2) Во-вторых, понятность и сопоставимость на международном уровне – квотирование встраивает российскую модель в привычную для Парижского соглашения и ключевых юрисдикций архитектуру: "учёт – квоты – рынок – верификация", делая систему прозрачной и понятной для иностранных партнёров, инвесторов и регуляторов
. Также это позволяет корректно учитывать российские усилия в международных отчетах и аргументировать защиту от жёстких трансграничных механизмов (по сути, демонстрируя, что углерод уже "учтён и оплачен" внутри страны).

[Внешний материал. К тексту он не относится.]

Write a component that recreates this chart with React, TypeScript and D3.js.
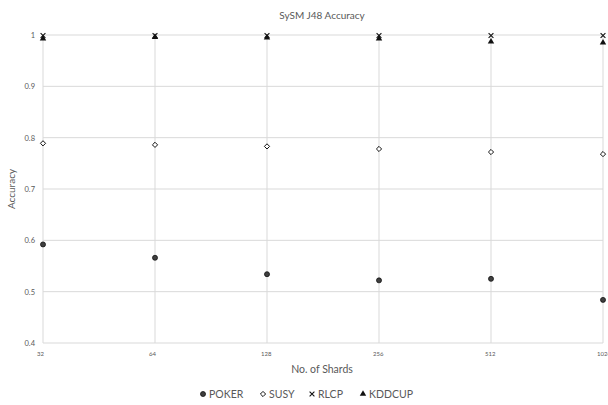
import React from "react";
import * as d3 from "d3";

const categories = ["32", "64", "128", "256", "512", "1024"];
const poker = [0.592, 0.566, 0.534, 0.522, 0.525, 0.484];
const susy = [0.789, 0.786, 0.783, 0.778, 0.772, 0.768];
const rlcp = [0.999, 0.999, 0.999, 0.999, 0.999, 0.999];
const kddcup = [0.993, 0.996, 0.995, 0.993, 0.987, 0.985];
const yTicks = [0.4, 0.5, 0.6, 0.7, 0.8, 0.9, 1];
const seriesNames = ["POKER", "SUSY", "RLCP", "KDDCUP"];

const W = 608, H = 405;
const left = 43, right = 603, top = 35, bottom = 343;
const font = "Lato, 'Open Sans', sans-serif";
const textColor = "#595959";
const grid = "#d9d9d9";

function Marker({ kind, x, y }: { kind: number; x: number; y: number }) {
  if (kind === 0) return <circle cx={x} cy={y} r={2.5} fill="#3f3f3f" stroke="#111" strokeWidth={0.8} />;
  if (kind === 1) {
    const r = 2.6;
    return (
      <path d={`M${x},${y - r}L${x + r},${y}L${x},${y + r}L${x - r},${y}Z`} fill="#fff" stroke="#111" strokeWidth={1} />
    );
  }
  if (kind === 2) {
    const r = 2.4;
    return (
      <path d={`M${x - r},${y - r}L${x + r},${y + r}M${x - r},${y + r}L${x + r},${y - r}`} stroke="#111" strokeWidth={1.1} />
    );
  }
  const s = d3.symbol(d3.symbolTriangle, 18)();
  return <path d={s!} transform={`translate(${x},${y})`} fill="#111" />;
}

export default function App() {
  const x = d3.scalePoint<string>().domain(categories).range([left, right]);
  const y = d3.scaleLinear().domain([0.4, 1]).range([bottom, top]);
  const data = [poker, susy, rlcp, kddcup];
  const legendItems = [
    { x: 203, label: "POKER" },
    { x: 263, label: "SUSY" },
    { x: 312, label: "RLCP" },
    { x: 363, label: "KDDCUP" },
  ];
  return (
    <svg width={W} height={H} style={{ position: "absolute", left: 0, top: 0, background: "#fff" }}>
      <rect width={W} height={H} fill="#fff" />
      <text x={322} y={19} textAnchor="middle" fontFamily={font} fontSize={10} fill={textColor}>
        SySM J48 Accuracy
      </text>
      {yTicks.map((t) => (
        <g key={t}>
          <line x1={left} x2={right} y1={y(t)} y2={y(t)} stroke={grid} strokeWidth={1} />
          <text x={35} y={y(t) + 3} textAnchor="end" fontFamily={font} fontSize={7.5} fill={textColor}>
            {t === 1 ? "1" : d3.format(".1f")(t)}
          </text>
        </g>
      ))}
      {categories.map((c) => (
        <g key={c}>
          <line x1={x(c)} x2={x(c)} y1={top} y2={bottom} stroke={grid} strokeWidth={1} />
          <text x={x(c)! - 6} y={356} textAnchor="start" fontFamily={font} fontSize={6} fill={textColor}>
            {c}
          </text>
        </g>
      ))}
      <text
        transform={`translate(15,${(top + bottom) / 2}) rotate(-90)`}
        textAnchor="middle"
        fontFamily={font}
        fontSize={10}
        fill={textColor}
      >
        Accuracy
      </text>
      <text x={322} y={373} textAnchor="middle" fontFamily={font} fontSize={10.5} fill={textColor}>
        No. of Shards
      </text>
      {data.map((s, k) =>
        s.map((v, i) => <Marker key={`${k}-${i}`} kind={k} x={x(categories[i])!} y={y(v)} />)
      )}
      {legendItems.map((l, k) => (
        <g key={l.label}>
          <Marker kind={k} x={l.x} y={394} />
          <text x={l.x + 6} y={398} fontFamily={font} fontSize={10.5} fill={textColor}>
            {seriesNames[k]}
          </text>
        </g>
      ))}
    </svg>
  );
}
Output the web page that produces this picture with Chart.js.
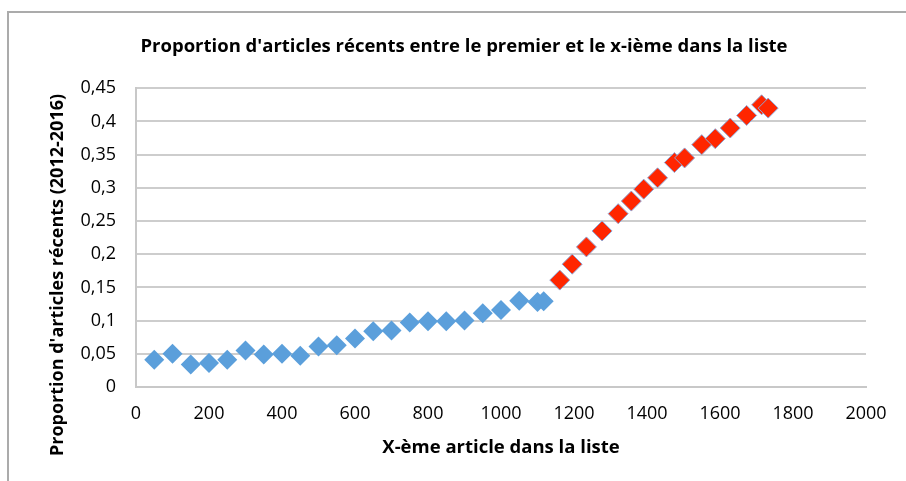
<!DOCTYPE html>
<html>
<head>
<meta charset="utf-8">
<script src="https://cdn.jsdelivr.net/npm/chart.js@4"></script>
<style>
  body { margin: 0; background: #fff; }
  #wrap { width: 906px; height: 481px; }
</style>
</head>
<body>
<div id="wrap"><canvas id="myChart" width="906" height="481"></canvas></div>
<script>
// X position in the list and share of recent articles (2012-2016)
const blueX = [50, 100, 150, 200, 250, 300, 350, 400, 450, 500, 550, 600, 650, 700, 750, 800, 850, 900, 950, 1000, 1050, 1100, 1117];
const blueY = [0.041, 0.050, 0.034, 0.036, 0.041, 0.055, 0.049, 0.050, 0.047, 0.061, 0.063, 0.073, 0.084, 0.085, 0.097, 0.099, 0.099, 0.100, 0.111, 0.116, 0.130, 0.128, 0.129];

const redX = [1161, 1195, 1234, 1277, 1321, 1357, 1391, 1429, 1475, 1503, 1550, 1587, 1628, 1673, 1714, 1732];
const redY = [0.161, 0.185, 0.211, 0.235, 0.261, 0.280, 0.298, 0.315, 0.338, 0.345, 0.365, 0.374, 0.390, 0.409, 0.425, 0.420];

const yTickLabels = ['0', '0,05', '0,1', '0,15', '0,2', '0,25', '0,3', '0,35', '0,4', '0,45'];

const yTitle = "Proportion d'articles récents (2012-2016)";

const toPoints = (xs, ys) => xs.map((x, i) => ({ x: x, y: ys[i] }));

const font = "'Open Sans', sans-serif";

// gray frame around the chart (only top and left edges are visible)
// + the y axis title, which sits a bit lower than the plot centre
const extrasPlugin = {
  id: 'extras',
  beforeDraw(chart) {
    const ctx = chart.ctx;
    ctx.save();
    ctx.strokeStyle = '#ababab';
    ctx.lineWidth = 2;
    ctx.beginPath();
    ctx.moveTo(8, 490);
    ctx.lineTo(8, 12);
    ctx.lineTo(920, 12);
    ctx.stroke();
    ctx.restore();
  },
  afterDraw(chart) {
    const ctx = chart.ctx;
    ctx.save();
    ctx.translate(58, 275);
    ctx.rotate(-Math.PI / 2);
    ctx.font = 'bold 18px ' + font;
    ctx.fillStyle = '#000';
    ctx.textAlign = 'center';
    ctx.textBaseline = 'middle';
    ctx.fillText(yTitle, 0, 0);
    ctx.restore();
  }
};

new Chart(document.getElementById('myChart'), {
  type: 'scatter',
  data: {
    datasets: [
      {
        data: toPoints(blueX, blueY),
        pointStyle: 'rectRot',
        pointRadius: 10,
        backgroundColor: '#5b9fdb',
        borderWidth: 0
      },
      {
        data: toPoints(redX, redY),
        pointStyle: 'rectRot',
        pointRadius: 10,
        backgroundColor: '#ff2600',
        borderColor: '#8fa6d6',
        borderWidth: 1
      }
    ]
  },
  options: {
    responsive: false,
    animation: false,
    layout: { padding: { left: 62, right: 40, top: 0, bottom: 0 } },
    plugins: {
      legend: { display: false },
      tooltip: { enabled: false },
      title: {
        display: true,
        text: "Proportion d'articles récents entre le premier et le x-ième dans la liste",
        color: '#000',
        font: { family: font, size: 18.5, weight: 'bold' },
        padding: { top: 36, bottom: 30 }
      }
    },
    scales: {
      x: {
        type: 'linear',
        min: 0,
        max: 2000,
        afterFit: (scale) => { scale.height = 94; },
        grid: { display: false },
        border: { display: true, color: '#c8c8c8', width: 2 },
        ticks: {
          stepSize: 200,
          padding: 8,
          color: '#000',
          font: { family: font, size: 18 },
          callback: (v) => String(v)
        },
        title: {
          display: true,
          text: 'X-ème article dans la liste',
          color: '#000',
          font: { family: font, size: 18.5, weight: 'bold' },
          padding: { top: 0, bottom: 22 }
        }
      },
      y: {
        min: 0,
        max: 0.45,
        afterFit: (scale) => { scale.width = 74; },
        grid: { color: '#cdcdcd', lineWidth: 2, drawTicks: false },
        border: { display: true, color: '#c8c8c8', width: 2 },
        ticks: {
          stepSize: 0.05,
          padding: 20,
          color: '#000',
          font: { family: font, size: 18 },
          callback: (v, i) => yTickLabels[i]
        }
      }
    }
  },
  plugins: [extrasPlugin]
});
</script>
</body>
</html>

3) В-третьих, управляемость и предсказуемость для государства и бизнеса. Так мы получаем инструмент количественного управления траекторией выбросов: государство может поэтапно ужесточать или смягчать параметры квот, адаптируясь к экономической ситуации и технологическому прогрессу с учетом предложений компаний. Вот по этому пункту предстоит основная доработка.
4) Квоты после донастройки системы могли бы стать еще более сильным, но рационально-ориентированным стимулом к технологической модернизации. При переходе к квотированию по удельной углеродоёмкости продукции квоты напрямую стимулируют повышение энергоэффективности и внедрение НДТ. Отраслевой и дифференцированный подход к квотам позволяет завязать правила игры на реальную технологическую базу отраслей и использовать квоты как инструмент структурной модернизации, а не чисто фискальный сбор. К слову, ставку платы в этом год ни одно предприятие не внесло – все воспользовались выстроенными инструментами торговли, что подтвердило готовность необходимой климатической инфраструктуры и нормативки с 2022 года. Так вот сочетались добровольные климатические инициативы бизнеса с обязательным регуляторным контуром, превращая климатические проекты из маркетинговой опции в полноценный инструмент управления рисками и доходами.
5) Связка с верификацией и доверием к данным на уровне регионов и компаний. Наличие квот требует обязательной верифицированной отчетности: без этого невозможно ни справедливо распределять квоты, ни оценивать выполнение. Это автоматически ведёт к повышению качества данных, развитию институтов верификации и доверия к системе. Верифицированные данные по квотам становятся основой для региональных и национальных кадастров, что усиливает и климатическую, и экономическую аналитику для принятия решений.